では、何らかの独自機能のおかげでマンダロリアンの古い宇宙船が気付かれないまま相手の船に近づくことができたとしましょう。ゼロが信号を妨害し隠す方法を知っていたので、監獄船のシステムはよそ者の着船を検知できなかったと仮定しましょう。また、本当にセキュリティシステムに侵入することが可能だったとしましょう(外部から接続するという考えそのものが普通ではありませんが)。そしてその結果、外部ハッチのセキュリティが破られたときにセキュリティシステムが警報を発しなかったので、セキュリティドロイドとの小競り合いでようやく警報が発せられたとき、ゼロは増援部隊を船の別の場所へ送ることができたと仮定しましょう。
これらすべてを仮定したとしても、一体なぜ、監房を内側から開けられる錠が監房内にあるのでしょう?なぜ、電子システムをまったく使わず、セキュリティドロイドの腕を使って開けることが可能なのでしょうか?そして何より、この空飛ぶ大混乱をマンダロリアンが「最強に安全な輸送」と表現するのはどういうことなのでしょうか?
このエピソードでは、ホーミングビーコンの形をした、共和国戦闘機の偵察ユニットを召喚する怪しげなセキュリティデバイスも登場します。確かに、彼らは目標を捉えるでしょう。その後は?目標の相手は船内です。
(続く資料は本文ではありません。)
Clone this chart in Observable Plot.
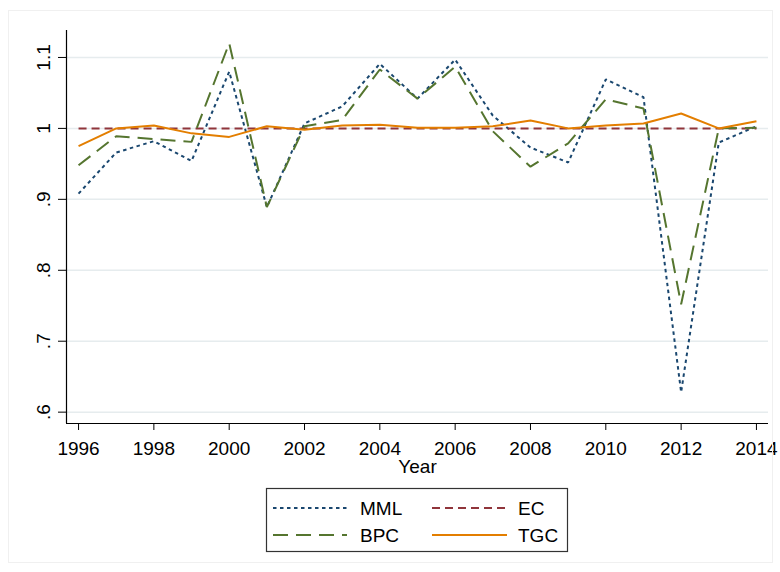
<!DOCTYPE html>
<html>
<head>
<meta charset="utf-8">
<script src="https://cdn.jsdelivr.net/npm/d3@7"></script>
<script src="https://cdn.jsdelivr.net/npm/@observablehq/plot@0.6"></script>
<style>
  body { margin: 0; background: #fff; font-family: "Liberation Sans", Arial, sans-serif; }
  #chart { position: relative; width: 780px; height: 572px; }
  #frame { position: absolute; left: 8px; top: 10px; width: 763px; height: 551px; border: 1px solid #f0f0f0; pointer-events: none; }
  #chart svg { display: block; }
</style>
</head>
<body>
<div id="chart"><div id="frame"></div></div>
<script>
// Annual indices, 1996–2014
const years = [1996, 1997, 1998, 1999, 2000, 2001, 2002, 2003, 2004, 2005, 2006, 2007, 2008, 2009, 2010, 2011, 2012, 2013, 2014];
const mml = [0.908, 0.966, 0.982, 0.954, 1.080, 0.889, 1.007, 1.031, 1.091, 1.042, 1.097, 1.018, 0.973, 0.952, 1.069, 1.044, 0.628, 0.980, 1.003];
const ec  = [1, 1, 1, 1, 1, 1, 1, 1, 1, 1, 1, 1, 1, 1, 1, 1, 1, 1, 1];
const bpc = [0.948, 0.989, 0.985, 0.981, 1.120, 0.889, 1.003, 1.012, 1.083, 1.042, 1.087, 0.996, 0.946, 0.979, 1.041, 1.028, 0.752, 1.000, 1.001];
const tgc = [0.975, 1.000, 1.004, 0.993, 0.988, 1.003, 0.998, 1.004, 1.005, 1.001, 1.001, 1.003, 1.011, 1.000, 1.004, 1.007, 1.021, 1.000, 1.010];

const seriesNames = ["MML", "EC", "BPC", "TGC"];
const seriesColors = ["#1a476f", "#90353b", "#55752f", "#e37e00"];
const seriesDashes = ["3.5,3.5", "8,5", "15,8", null];

const xTicks = [1996, 1998, 2000, 2002, 2004, 2006, 2008, 2010, 2012, 2014];
const yTicks = [0.6, 0.7, 0.8, 0.9, 1.0, 1.1];
const yTickLabels = [".6", ".7", ".8", ".9", "1", "1.1"];

const values = [mml, ec, bpc, tgc];
const rows = seriesNames.map((name, s) => years.map((yr, i) => ({year: yr, value: values[s][i], series: name})));

const font = '"Liberation Sans", Arial, sans-serif';

const lineMarks = rows.map((data, s) => Plot.line(data, {
  x: "year", y: "value",
  stroke: seriesColors[s], strokeWidth: 2,
  strokeDasharray: seriesDashes[s] ?? undefined,
  strokeLinejoin: "miter", strokeLinecap: "butt"
}));

const chart = Plot.plot({
  width: 780,
  height: 480,
  marginLeft: 66,
  marginRight: 12,
  marginTop: 30,
  marginBottom: 57,
  x: {domain: [1995.68, 2014.32]},
  y: {domain: [0.584, 1.138]},
  style: {fontFamily: font, fontSize: "19px", color: "#000", background: "transparent"},
  marks: [
    Plot.gridY(yTicks, {stroke: "#e6ecee", strokeOpacity: 1, strokeWidth: 1.5}),
    ...lineMarks,
    Plot.ruleX([1995.68], {stroke: "#000", strokeWidth: 1.2}),
    Plot.ruleY([0.584], {stroke: "#000", strokeWidth: 1.2}),
    Plot.axisY({ticks: yTicks, tickSize: 8, tickFormat: () => "", label: null, stroke: "#000"}),
    Plot.text(yTicks, {y: d => d, text: (d, i) => yTickLabels[i], frameAnchor: "left", textAnchor: "middle", lineAnchor: "middle", dx: -23, rotate: -90, fontSize: 19, fill: "#000"}),
    Plot.axisX({ticks: xTicks, tickSize: 7, tickPadding: 11, tickFormat: d => String(d), label: null, fontSize: 19, stroke: "#000", fill: "#000"}),
    Plot.text(["Year"], {frameAnchor: "bottom", lineAnchor: "middle", dy: 43, fontSize: 19, fill: "#000"})
  ]
});

document.getElementById("chart").appendChild(chart);

// Legend below the chart: MML / EC on the first row, BPC / TGC on the second
const legend = d3.create("svg").attr("width", 780).attr("height", 92)
  .style("font-family", font).style("font-size", "19px");
legend.append("rect").attr("x", 266.5).attr("y", 8.5).attr("width", 301).attr("height", 63)
  .attr("fill", "#fff").attr("stroke", "#333").attr("stroke-width", 1.2);

const slots = [
  {x0: 273, x1: 347, tx: 360, y: 28},
  {x0: 432, x1: 507, tx: 518, y: 28},
  {x0: 273, x1: 347, tx: 360, y: 55},
  {x0: 432, x1: 507, tx: 518, y: 55}
];
seriesNames.forEach((name, s) => {
  const slot = slots[s];
  legend.append("line")
    .attr("x1", slot.x0).attr("x2", slot.x1).attr("y1", slot.y).attr("y2", slot.y)
    .attr("stroke", seriesColors[s]).attr("stroke-width", 2)
    .attr("stroke-dasharray", seriesDashes[s]);
  legend.append("text").attr("x", slot.tx).attr("y", slot.y).attr("dy", "0.35em")
    .attr("fill", "#000").text(name);
});
document.getElementById("chart").appendChild(legend.node());
</script>
</body>
</html>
共和国の戦闘機は囚人たちもろとも船を吹っ飛ばすつもりなのでしょうか?3人のパイロットは着船して中で戦うのでしょうか?少なくとも、召喚デバイスは機能しているようです。
同シリーズの中には、このほかにもこまごまと、目立たないながら情報セキュリティの観点から見た大惨事が見られます。たとえば最終エピソードで、マンダロリアン(歴戦の戦士であり賞金稼ぎとされている)はオープンなチャネルを通じてクイールと通信し、これをストームトルーパーが聞いていてクイールを捕らえます。初期スター・ウォーズのこともお忘れなく—電子錠が撃たれて開く描写がありました。
遠い昔、はるか彼方の銀河系では、サイバーセキュリティがとても、とてもお粗末でした。